DESCRIPTION OF THE TASK: Return, without pictures, the lines from the start of the data through the one that contains "fig = plt.figure(figsize=(6, 3.39), dpi=100)".

INFORMATION GIVEN:
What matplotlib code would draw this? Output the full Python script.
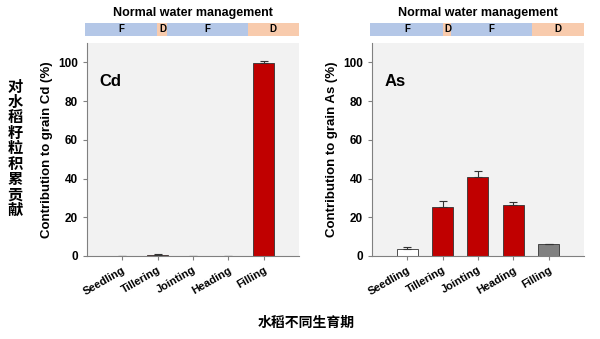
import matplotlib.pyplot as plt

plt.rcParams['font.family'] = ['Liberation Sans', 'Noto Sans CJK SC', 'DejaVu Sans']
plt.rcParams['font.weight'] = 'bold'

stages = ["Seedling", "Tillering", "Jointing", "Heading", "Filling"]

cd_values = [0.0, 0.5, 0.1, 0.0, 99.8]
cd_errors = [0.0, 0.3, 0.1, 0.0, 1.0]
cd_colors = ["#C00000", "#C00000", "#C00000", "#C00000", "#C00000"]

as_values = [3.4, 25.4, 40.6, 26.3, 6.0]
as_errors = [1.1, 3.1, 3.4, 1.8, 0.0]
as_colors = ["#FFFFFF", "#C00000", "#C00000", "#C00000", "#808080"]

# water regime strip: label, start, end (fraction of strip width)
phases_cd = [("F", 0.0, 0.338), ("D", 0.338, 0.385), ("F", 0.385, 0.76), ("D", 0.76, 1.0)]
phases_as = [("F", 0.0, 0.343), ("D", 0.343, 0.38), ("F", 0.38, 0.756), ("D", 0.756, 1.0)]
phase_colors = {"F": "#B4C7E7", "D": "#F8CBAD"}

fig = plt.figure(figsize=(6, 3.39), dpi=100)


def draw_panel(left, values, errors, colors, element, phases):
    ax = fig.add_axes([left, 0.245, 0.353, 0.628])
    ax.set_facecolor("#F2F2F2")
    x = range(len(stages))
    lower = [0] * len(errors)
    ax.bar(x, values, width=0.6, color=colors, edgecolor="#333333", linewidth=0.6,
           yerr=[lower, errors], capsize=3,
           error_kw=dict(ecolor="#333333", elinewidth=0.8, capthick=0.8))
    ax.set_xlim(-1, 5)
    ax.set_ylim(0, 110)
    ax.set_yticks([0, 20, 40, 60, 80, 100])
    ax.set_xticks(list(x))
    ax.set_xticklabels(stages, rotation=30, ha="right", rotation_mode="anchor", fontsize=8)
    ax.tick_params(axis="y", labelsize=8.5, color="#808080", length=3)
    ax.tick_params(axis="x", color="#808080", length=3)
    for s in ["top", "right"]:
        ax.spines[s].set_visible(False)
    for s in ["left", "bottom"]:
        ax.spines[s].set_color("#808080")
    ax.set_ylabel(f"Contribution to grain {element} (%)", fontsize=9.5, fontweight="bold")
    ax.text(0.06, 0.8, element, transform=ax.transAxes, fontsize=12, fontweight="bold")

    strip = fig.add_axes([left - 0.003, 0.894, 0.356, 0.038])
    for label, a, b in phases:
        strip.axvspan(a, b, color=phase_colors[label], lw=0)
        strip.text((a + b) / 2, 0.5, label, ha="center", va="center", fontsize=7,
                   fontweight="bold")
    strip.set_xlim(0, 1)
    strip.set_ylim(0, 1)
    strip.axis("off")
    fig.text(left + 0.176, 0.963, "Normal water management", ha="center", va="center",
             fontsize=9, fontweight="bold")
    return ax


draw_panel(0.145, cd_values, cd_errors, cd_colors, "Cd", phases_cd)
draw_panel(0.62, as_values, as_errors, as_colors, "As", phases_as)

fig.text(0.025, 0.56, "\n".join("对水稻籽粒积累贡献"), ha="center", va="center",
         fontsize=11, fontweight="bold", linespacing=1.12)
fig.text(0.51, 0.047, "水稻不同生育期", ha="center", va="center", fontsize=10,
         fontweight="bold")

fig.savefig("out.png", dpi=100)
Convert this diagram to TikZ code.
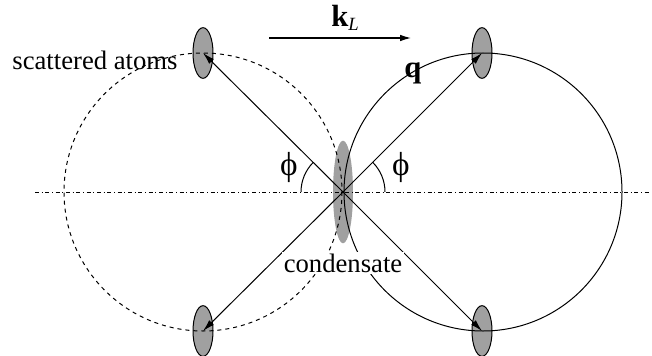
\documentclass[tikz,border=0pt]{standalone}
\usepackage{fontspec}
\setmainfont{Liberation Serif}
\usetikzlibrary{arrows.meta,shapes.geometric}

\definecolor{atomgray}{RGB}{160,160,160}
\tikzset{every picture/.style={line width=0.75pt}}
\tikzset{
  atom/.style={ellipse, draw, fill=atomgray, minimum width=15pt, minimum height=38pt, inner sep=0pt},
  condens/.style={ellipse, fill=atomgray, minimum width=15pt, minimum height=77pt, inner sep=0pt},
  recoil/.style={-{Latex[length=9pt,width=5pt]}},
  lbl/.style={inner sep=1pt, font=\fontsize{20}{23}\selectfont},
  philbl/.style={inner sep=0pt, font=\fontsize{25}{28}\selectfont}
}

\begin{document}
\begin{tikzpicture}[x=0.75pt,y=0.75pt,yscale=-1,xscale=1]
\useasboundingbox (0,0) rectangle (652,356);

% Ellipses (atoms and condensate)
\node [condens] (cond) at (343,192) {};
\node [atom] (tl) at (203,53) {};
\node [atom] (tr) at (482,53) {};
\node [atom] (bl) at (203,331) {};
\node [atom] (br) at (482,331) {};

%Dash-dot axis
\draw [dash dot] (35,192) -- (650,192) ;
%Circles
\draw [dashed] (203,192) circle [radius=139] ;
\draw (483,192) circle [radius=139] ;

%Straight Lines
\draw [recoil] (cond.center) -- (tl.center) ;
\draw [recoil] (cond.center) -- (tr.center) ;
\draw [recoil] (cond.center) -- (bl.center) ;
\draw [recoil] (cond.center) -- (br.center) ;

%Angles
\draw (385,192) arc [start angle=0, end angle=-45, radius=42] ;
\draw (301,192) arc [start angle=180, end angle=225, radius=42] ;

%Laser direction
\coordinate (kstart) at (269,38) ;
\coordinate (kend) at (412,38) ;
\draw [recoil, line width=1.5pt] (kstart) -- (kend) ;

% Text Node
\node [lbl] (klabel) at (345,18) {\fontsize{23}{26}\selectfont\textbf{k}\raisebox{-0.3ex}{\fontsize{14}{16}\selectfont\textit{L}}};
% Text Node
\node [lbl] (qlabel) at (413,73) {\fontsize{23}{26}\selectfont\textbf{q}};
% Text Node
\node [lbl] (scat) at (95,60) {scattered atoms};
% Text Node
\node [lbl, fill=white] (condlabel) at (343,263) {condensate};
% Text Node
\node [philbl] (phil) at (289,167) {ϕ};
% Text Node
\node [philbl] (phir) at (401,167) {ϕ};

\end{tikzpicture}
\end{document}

ANSWER FOR THIS EXERCISE:
What matplotlib code would draw this? Output the full Python script.
import matplotlib.pyplot as plt

plt.rcParams['font.family'] = ['Liberation Sans', 'Noto Sans CJK SC', 'DejaVu Sans']
plt.rcParams['font.weight'] = 'bold'

stages = ["Seedling", "Tillering", "Jointing", "Heading", "Filling"]

cd_values = [0.0, 0.5, 0.1, 0.0, 99.8]
cd_errors = [0.0, 0.3, 0.1, 0.0, 1.0]
cd_colors = ["#C00000", "#C00000", "#C00000", "#C00000", "#C00000"]

as_values = [3.4, 25.4, 40.6, 26.3, 6.0]
as_errors = [1.1, 3.1, 3.4, 1.8, 0.0]
as_colors = ["#FFFFFF", "#C00000", "#C00000", "#C00000", "#808080"]

# water regime strip: label, start, end (fraction of strip width)
phases_cd = [("F", 0.0, 0.338), ("D", 0.338, 0.385), ("F", 0.385, 0.76), ("D", 0.76, 1.0)]
phases_as = [("F", 0.0, 0.343), ("D", 0.343, 0.38), ("F", 0.38, 0.756), ("D", 0.756, 1.0)]
phase_colors = {"F": "#B4C7E7", "D": "#F8CBAD"}

fig = plt.figure(figsize=(6, 3.39), dpi=100)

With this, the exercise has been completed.